----- Source material

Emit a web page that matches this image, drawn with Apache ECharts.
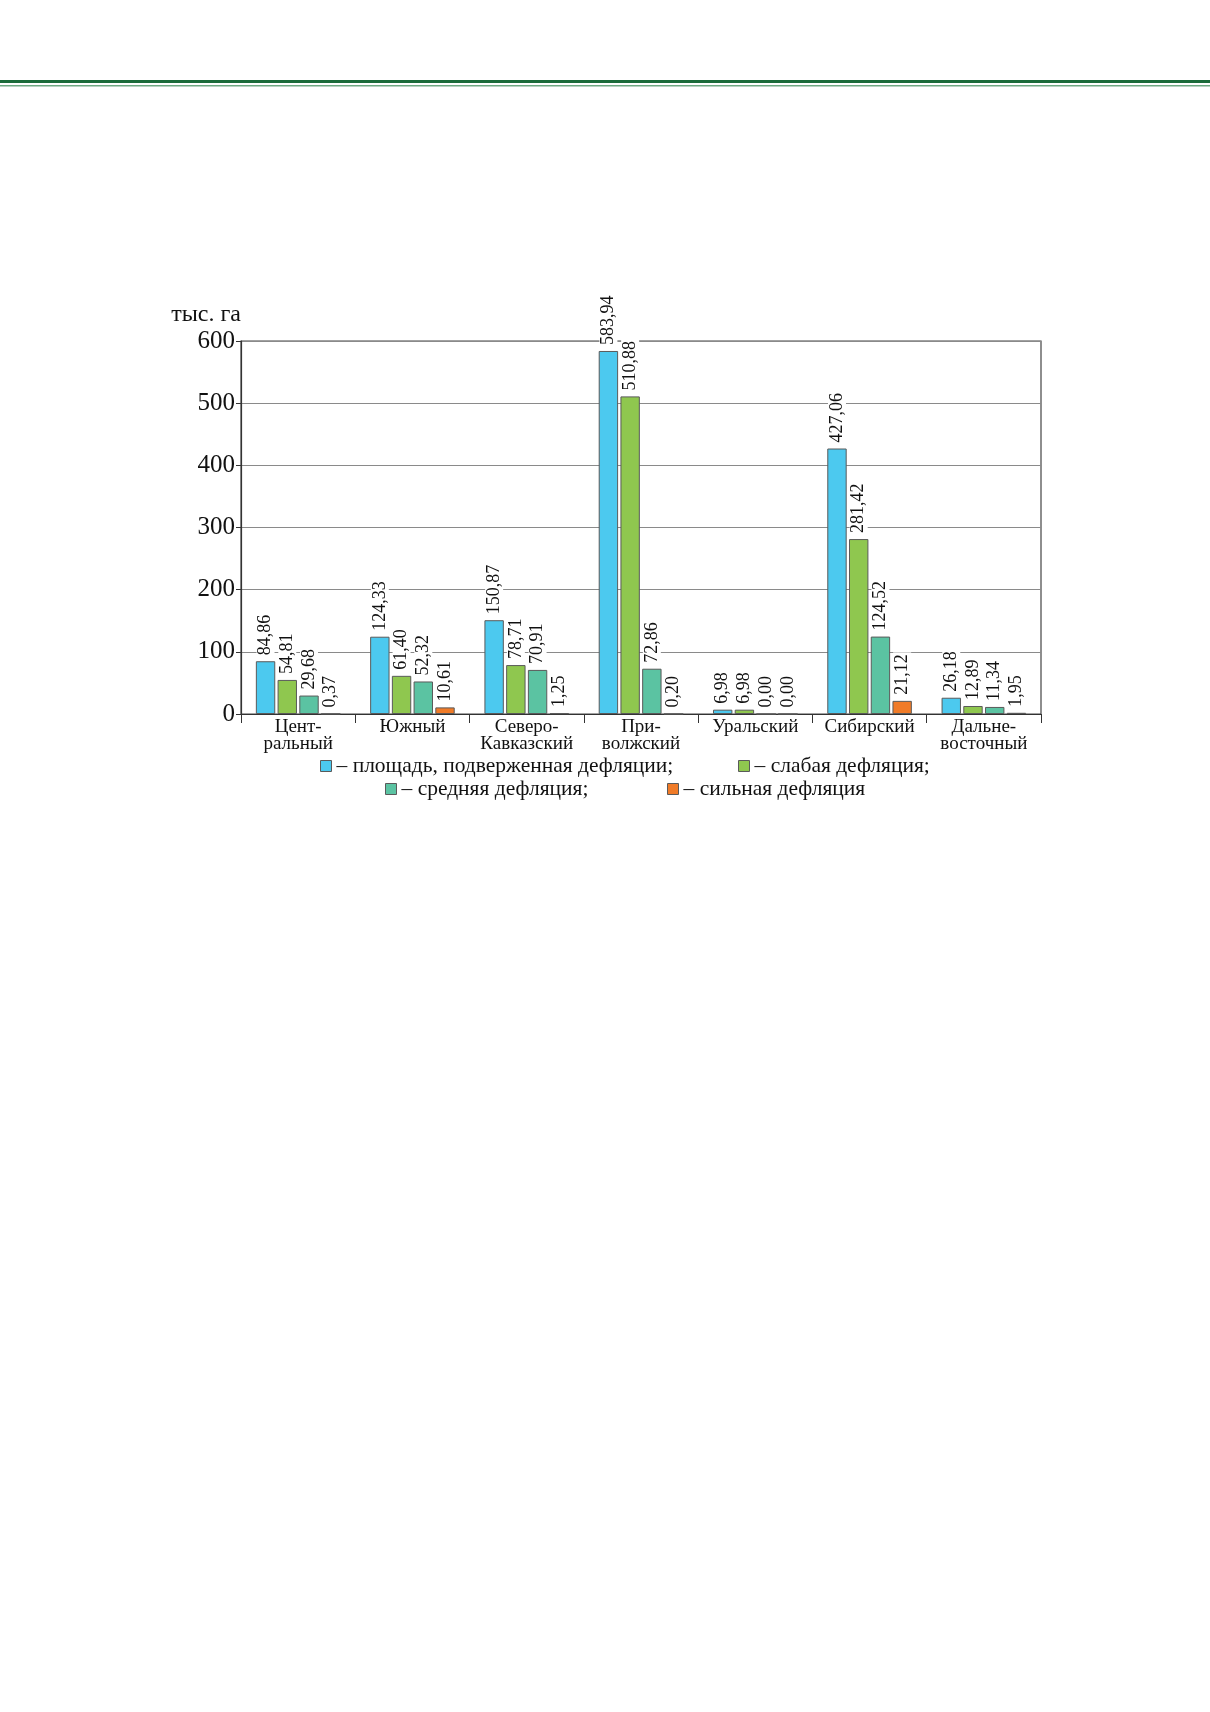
<!DOCTYPE html>
<html>
<head>
<meta charset="utf-8">
<script src="https://cdn.jsdelivr.net/npm/echarts@6/dist/echarts.min.js"></script>
<style>
    html, body { margin: 0; padding: 0; background: #fff; }
    #chart { width: 1210px; height: 1712px; }
</style>
</head>
<body>
<div id="chart"></div>
<script>
const regions = ['Цент-\nральный', 'Южный', 'Северо-\nКавказский', 'При-\nволжский', 'Уральский', 'Сибирский', 'Дальне-\nвосточный'];
const seriesNames = ['площадь, подверженная дефляции', 'слабая дефляция', 'средняя дефляция', 'сильная дефляция'];
const totalArea = [84.86, 124.33, 150.87, 583.94, 6.98, 427.06, 26.18];
const weakDefl = [54.81, 61.40, 78.71, 510.88, 6.98, 281.42, 12.89];
const mediumDefl = [29.68, 52.32, 70.91, 72.86, 0.00, 124.52, 11.34];
const strongDefl = [0.37, 10.61, 1.25, 0.20, 0.00, 21.12, 1.95];
const yTicks = [0, 100, 200, 300, 400, 500, 600];

const colors = ['#4cc9ef', '#8fc74f', '#5bc3a2', '#f07b28'];
const serif = '"Liberation Serif", "DejaVu Serif", serif';

const chart = echarts.init(document.getElementById('chart'));

function makeSeries(name, data, color) {
    return {
        name: name,
        type: 'bar',
        data: data,
        barGap: '12%',
        barCategoryGap: '26%',
        itemStyle: {
            color: color,
            borderColor: '#5a5a5a',
            borderWidth: 1
        },
        label: {
            show: true,
            position: 'top',
            rotate: 90,
            align: 'left',
            verticalAlign: 'middle',
            distance: 4,
            fontFamily: serif,
            fontSize: 18,
            color: '#111',
            backgroundColor: '#fff',
            padding: [0, 2, 0, 2],
            formatter: p => p.value.toFixed(2).replace('.', ',')
        }
    };
}

function makeLegend(name, left, top, suffix) {
    return {
        data: [name],
        left: left,
        top: top,
        itemWidth: 11,
        itemHeight: 11,
        icon: 'rect',
        selectedMode: false,
        itemStyle: { borderColor: '#5a5a5a', borderWidth: 1 },
        textStyle: { fontFamily: serif, fontSize: 21.5, color: '#111' },
        formatter: n => '– ' + n + suffix
    };
}

chart.setOption({
    backgroundColor: '#fff',
    animation: false,
    graphic: [
        { type: 'rect', shape: { x: 0, y: 80, width: 1210, height: 3 }, style: { fill: '#1b6b3a' } },
        { type: 'rect', shape: { x: 0, y: 85, width: 1210, height: 1.5 }, style: { fill: '#6fa883' } }
    ],
    legend: [
        makeLegend(seriesNames[0], 315, 750, ';'),
        makeLegend(seriesNames[1], 733, 750, ';'),
        makeLegend(seriesNames[2], 380, 773, ';'),
        makeLegend(seriesNames[3], 662, 773, '')
    ],
    grid: {
        left: 241,
        right: 169,
        top: 341,
        bottom: 998,
        show: true,
        borderColor: '#444',
        borderWidth: 1.2
    },
    xAxis: {
        type: 'category',
        data: regions,
        axisLine: { lineStyle: { color: '#333', width: 1.2 } },
        axisTick: { show: true, interval: 0, length: 9, lineStyle: { color: '#333' } },
        axisLabel: {
            interval: 0,
            margin: 5,
            fontFamily: serif,
            fontSize: 19,
            lineHeight: 17,
            color: '#111'
        }
    },
    yAxis: {
        type: 'value',
        min: yTicks[0],
        max: yTicks[yTicks.length - 1],
        interval: 100,
        name: 'тыс. га',
        nameLocation: 'end',
        nameGap: 14,
        nameTextStyle: {
            fontFamily: serif,
            fontSize: 24,
            color: '#111',
            align: 'right'
        },
        axisLine: { show: true, lineStyle: { color: '#333', width: 1.2 } },
        axisTick: { show: true, length: 5, lineStyle: { color: '#333' } },
        axisLabel: {
            margin: 6,
            fontFamily: serif,
            fontSize: 25,
            color: '#111'
        },
        splitLine: { lineStyle: { color: '#8a8a8a', width: 1 } }
    },
    series: [
        makeSeries(seriesNames[0], totalArea, colors[0]),
        makeSeries(seriesNames[1], weakDefl, colors[1]),
        makeSeries(seriesNames[2], mediumDefl, colors[2]),
        makeSeries(seriesNames[3], strongDefl, colors[3])
    ]
});
</script>
</body>
</html>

----------

Every line above should be returned word for word, with the pictures left behind.

Finished answer:
Emit a web page that matches this image, drawn with Apache ECharts.
<!DOCTYPE html>
<html>
<head>
<meta charset="utf-8">
<script src="https://cdn.jsdelivr.net/npm/echarts@6/dist/echarts.min.js"></script>
<style>
    html, body { margin: 0; padding: 0; background: #fff; }
    #chart { width: 1210px; height: 1712px; }
</style>
</head>
<body>
<div id="chart"></div>
<script>
const regions = ['Цент-\nральный', 'Южный', 'Северо-\nКавказский', 'При-\nволжский', 'Уральский', 'Сибирский', 'Дальне-\nвосточный'];
const seriesNames = ['площадь, подверженная дефляции', 'слабая дефляция', 'средняя дефляция', 'сильная дефляция'];
const totalArea = [84.86, 124.33, 150.87, 583.94, 6.98, 427.06, 26.18];
const weakDefl = [54.81, 61.40, 78.71, 510.88, 6.98, 281.42, 12.89];
const mediumDefl = [29.68, 52.32, 70.91, 72.86, 0.00, 124.52, 11.34];
const strongDefl = [0.37, 10.61, 1.25, 0.20, 0.00, 21.12, 1.95];
const yTicks = [0, 100, 200, 300, 400, 500, 600];

const colors = ['#4cc9ef', '#8fc74f', '#5bc3a2', '#f07b28'];
const serif = '"Liberation Serif", "DejaVu Serif", serif';

const chart = echarts.init(document.getElementById('chart'));

function makeSeries(name, data, color) {
    return {
        name: name,
        type: 'bar',
        data: data,
        barGap: '12%',
        barCategoryGap: '26%',
        itemStyle: {
            color: color,
            borderColor: '#5a5a5a',
            borderWidth: 1
        },
        label: {
            show: true,
            position: 'top',
            rotate: 90,
            align: 'left',
            verticalAlign: 'middle',
            distance: 4,
            fontFamily: serif,
            fontSize: 18,
            color: '#111',
            backgroundColor: '#fff',
            padding: [0, 2, 0, 2],
            formatter: p => p.value.toFixed(2).replace('.', ',')
        }
    };
}

function makeLegend(name, left, top, suffix) {
    return {
        data: [name],
        left: left,
        top: top,
        itemWidth: 11,
        itemHeight: 11,
        icon: 'rect',
        selectedMode: false,
        itemStyle: { borderColor: '#5a5a5a', borderWidth: 1 },
        textStyle: { fontFamily: serif, fontSize: 21.5, color: '#111' },
        formatter: n => '– ' + n + suffix
    };
}

chart.setOption({
    backgroundColor: '#fff',
    animation: false,
    graphic: [
        { type: 'rect', shape: { x: 0, y: 80, width: 1210, height: 3 }, style: { fill: '#1b6b3a' } },
        { type: 'rect', shape: { x: 0, y: 85, width: 1210, height: 1.5 }, style: { fill: '#6fa883' } }
    ],
    legend: [
        makeLegend(seriesNames[0], 315, 750, ';'),
        makeLegend(seriesNames[1], 733, 750, ';'),
        makeLegend(seriesNames[2], 380, 773, ';'),
        makeLegend(seriesNames[3], 662, 773, '')
    ],
    grid: {
        left: 241,
        right: 169,
        top: 341,
        bottom: 998,
        show: true,
        borderColor: '#444',
        borderWidth: 1.2
    },
    xAxis: {
        type: 'category',
        data: regions,
        axisLine: { lineStyle: { color: '#333', width: 1.2 } },
        axisTick: { show: true, interval: 0, length: 9, lineStyle: { color: '#333' } },
        axisLabel: {
            interval: 0,
            margin: 5,
            fontFamily: serif,
            fontSize: 19,
            lineHeight: 17,
            color: '#111'
        }
    },
    yAxis: {
        type: 'value',
        min: yTicks[0],
        max: yTicks[yTicks.length - 1],
        interval: 100,
        name: 'тыс. га',
        nameLocation: 'end',
        nameGap: 14,
        nameTextStyle: {
            fontFamily: serif,
            fontSize: 24,
            color: '#111',
            align: 'right'
        },
        axisLine: { show: true, lineStyle: { color: '#333', width: 1.2 } },
        axisTick: { show: true, length: 5, lineStyle: { color: '#333' } },
        axisLabel: {
            margin: 6,
            fontFamily: serif,
            fontSize: 25,
            color: '#111'
        },
        splitLine: { lineStyle: { color: '#8a8a8a', width: 1 } }
    },
    series: [
        makeSeries(seriesNames[0], totalArea, colors[0]),
        makeSeries(seriesNames[1], weakDefl, colors[1]),
        makeSeries(seriesNames[2], mediumDefl, colors[2]),
        makeSeries(seriesNames[3], strongDefl, colors[3])
    ]
});
</script>
</body>
</html>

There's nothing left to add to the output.